Set down the material below word for word, excluding the pictures.
start
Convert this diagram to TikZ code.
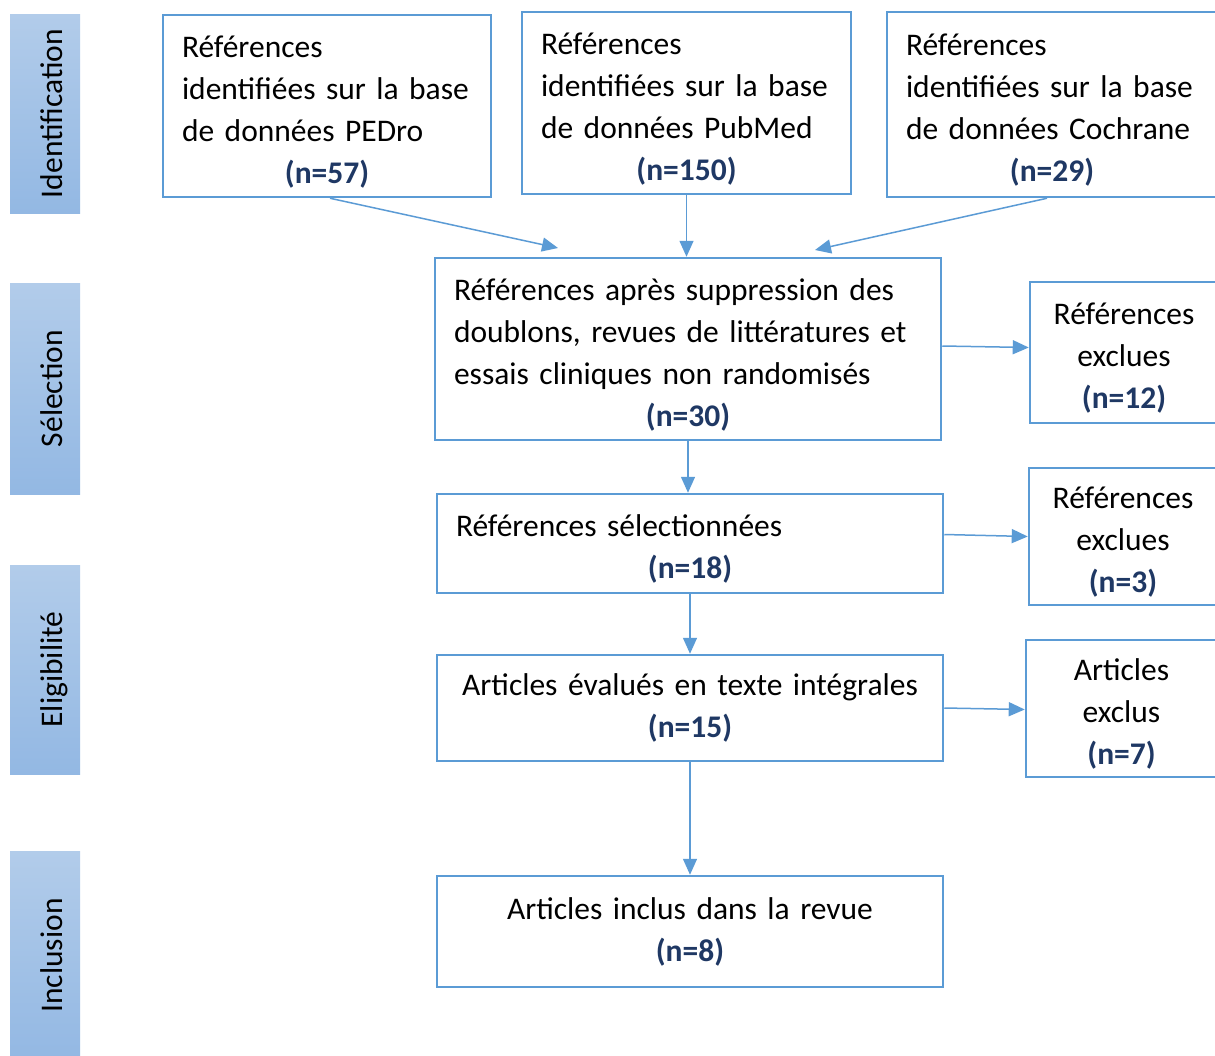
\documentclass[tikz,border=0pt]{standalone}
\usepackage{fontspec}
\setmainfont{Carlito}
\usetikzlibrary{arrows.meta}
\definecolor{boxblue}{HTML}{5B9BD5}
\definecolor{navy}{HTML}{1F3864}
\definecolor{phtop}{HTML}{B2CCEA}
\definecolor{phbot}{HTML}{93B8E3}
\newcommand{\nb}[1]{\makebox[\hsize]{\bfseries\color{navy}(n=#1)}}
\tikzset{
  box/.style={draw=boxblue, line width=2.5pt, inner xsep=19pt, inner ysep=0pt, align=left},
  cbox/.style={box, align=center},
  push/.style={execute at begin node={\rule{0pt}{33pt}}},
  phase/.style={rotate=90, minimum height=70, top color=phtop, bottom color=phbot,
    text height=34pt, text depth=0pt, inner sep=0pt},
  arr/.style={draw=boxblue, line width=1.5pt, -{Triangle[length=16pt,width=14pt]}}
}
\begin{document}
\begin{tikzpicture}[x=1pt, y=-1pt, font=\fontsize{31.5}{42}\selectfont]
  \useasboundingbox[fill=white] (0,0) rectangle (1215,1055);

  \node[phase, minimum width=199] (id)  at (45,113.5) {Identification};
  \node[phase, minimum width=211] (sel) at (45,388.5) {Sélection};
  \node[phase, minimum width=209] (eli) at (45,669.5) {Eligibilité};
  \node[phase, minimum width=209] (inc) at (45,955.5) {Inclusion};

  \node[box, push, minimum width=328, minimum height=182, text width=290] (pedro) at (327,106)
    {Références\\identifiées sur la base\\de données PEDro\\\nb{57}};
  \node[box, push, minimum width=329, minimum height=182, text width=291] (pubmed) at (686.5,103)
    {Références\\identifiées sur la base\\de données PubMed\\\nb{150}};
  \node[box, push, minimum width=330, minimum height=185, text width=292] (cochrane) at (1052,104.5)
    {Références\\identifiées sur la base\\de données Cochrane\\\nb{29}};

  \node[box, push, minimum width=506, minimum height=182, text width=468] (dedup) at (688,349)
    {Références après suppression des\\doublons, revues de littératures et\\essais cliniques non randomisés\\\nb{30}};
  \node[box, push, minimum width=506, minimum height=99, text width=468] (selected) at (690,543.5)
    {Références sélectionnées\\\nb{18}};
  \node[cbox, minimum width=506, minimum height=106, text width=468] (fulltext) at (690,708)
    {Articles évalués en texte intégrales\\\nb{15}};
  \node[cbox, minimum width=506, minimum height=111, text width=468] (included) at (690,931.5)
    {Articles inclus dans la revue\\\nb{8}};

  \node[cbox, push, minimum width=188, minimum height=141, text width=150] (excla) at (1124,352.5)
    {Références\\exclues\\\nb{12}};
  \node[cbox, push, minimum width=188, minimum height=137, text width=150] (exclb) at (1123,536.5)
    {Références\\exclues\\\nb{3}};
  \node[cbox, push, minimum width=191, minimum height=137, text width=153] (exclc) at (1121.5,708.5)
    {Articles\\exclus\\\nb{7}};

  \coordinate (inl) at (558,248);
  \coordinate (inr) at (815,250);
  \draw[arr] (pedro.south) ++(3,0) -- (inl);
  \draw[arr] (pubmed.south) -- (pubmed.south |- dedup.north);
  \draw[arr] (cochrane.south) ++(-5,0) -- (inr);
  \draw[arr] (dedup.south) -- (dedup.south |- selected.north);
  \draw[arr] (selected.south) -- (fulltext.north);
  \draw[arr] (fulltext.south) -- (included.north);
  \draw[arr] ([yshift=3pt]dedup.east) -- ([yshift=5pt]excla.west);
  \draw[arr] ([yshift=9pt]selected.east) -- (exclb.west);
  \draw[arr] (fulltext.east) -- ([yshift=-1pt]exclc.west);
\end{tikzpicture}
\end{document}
end
Task response
Convert this diagram to TikZ code.
\documentclass[tikz,border=0pt]{standalone}
\usepackage{fontspec}
\setmainfont{Carlito}
\usetikzlibrary{arrows.meta}
\definecolor{boxblue}{HTML}{5B9BD5}
\definecolor{navy}{HTML}{1F3864}
\definecolor{phtop}{HTML}{B2CCEA}
\definecolor{phbot}{HTML}{93B8E3}
\newcommand{\nb}[1]{\makebox[\hsize]{\bfseries\color{navy}(n=#1)}}
\tikzset{
  box/.style={draw=boxblue, line width=2.5pt, inner xsep=19pt, inner ysep=0pt, align=left},
  cbox/.style={box, align=center},
  push/.style={execute at begin node={\rule{0pt}{33pt}}},
  phase/.style={rotate=90, minimum height=70, top color=phtop, bottom color=phbot,
    text height=34pt, text depth=0pt, inner sep=0pt},
  arr/.style={draw=boxblue, line width=1.5pt, -{Triangle[length=16pt,width=14pt]}}
}
\begin{document}
\begin{tikzpicture}[x=1pt, y=-1pt, font=\fontsize{31.5}{42}\selectfont]
  \useasboundingbox[fill=white] (0,0) rectangle (1215,1055);

  \node[phase, minimum width=199] (id)  at (45,113.5) {Identification};
  \node[phase, minimum width=211] (sel) at (45,388.5) {Sélection};
  \node[phase, minimum width=209] (eli) at (45,669.5) {Eligibilité};
  \node[phase, minimum width=209] (inc) at (45,955.5) {Inclusion};

  \node[box, push, minimum width=328, minimum height=182, text width=290] (pedro) at (327,106)
    {Références\\identifiées sur la base\\de données PEDro\\\nb{57}};
  \node[box, push, minimum width=329, minimum height=182, text width=291] (pubmed) at (686.5,103)
    {Références\\identifiées sur la base\\de données PubMed\\\nb{150}};
  \node[box, push, minimum width=330, minimum height=185, text width=292] (cochrane) at (1052,104.5)
    {Références\\identifiées sur la base\\de données Cochrane\\\nb{29}};

  \node[box, push, minimum width=506, minimum height=182, text width=468] (dedup) at (688,349)
    {Références après suppression des\\doublons, revues de littératures et\\essais cliniques non randomisés\\\nb{30}};
  \node[box, push, minimum width=506, minimum height=99, text width=468] (selected) at (690,543.5)
    {Références sélectionnées\\\nb{18}};
  \node[cbox, minimum width=506, minimum height=106, text width=468] (fulltext) at (690,708)
    {Articles évalués en texte intégrales\\\nb{15}};
  \node[cbox, minimum width=506, minimum height=111, text width=468] (included) at (690,931.5)
    {Articles inclus dans la revue\\\nb{8}};

  \node[cbox, push, minimum width=188, minimum height=141, text width=150] (excla) at (1124,352.5)
    {Références\\exclues\\\nb{12}};
  \node[cbox, push, minimum width=188, minimum height=137, text width=150] (exclb) at (1123,536.5)
    {Références\\exclues\\\nb{3}};
  \node[cbox, push, minimum width=191, minimum height=137, text width=153] (exclc) at (1121.5,708.5)
    {Articles\\exclus\\\nb{7}};

  \coordinate (inl) at (558,248);
  \coordinate (inr) at (815,250);
  \draw[arr] (pedro.south) ++(3,0) -- (inl);
  \draw[arr] (pubmed.south) -- (pubmed.south |- dedup.north);
  \draw[arr] (cochrane.south) ++(-5,0) -- (inr);
  \draw[arr] (dedup.south) -- (dedup.south |- selected.north);
  \draw[arr] (selected.south) -- (fulltext.north);
  \draw[arr] (fulltext.south) -- (included.north);
  \draw[arr] ([yshift=3pt]dedup.east) -- ([yshift=5pt]excla.west);
  \draw[arr] ([yshift=9pt]selected.east) -- (exclb.west);
  \draw[arr] (fulltext.east) -- ([yshift=-1pt]exclc.west);
\end{tikzpicture}
\end{document}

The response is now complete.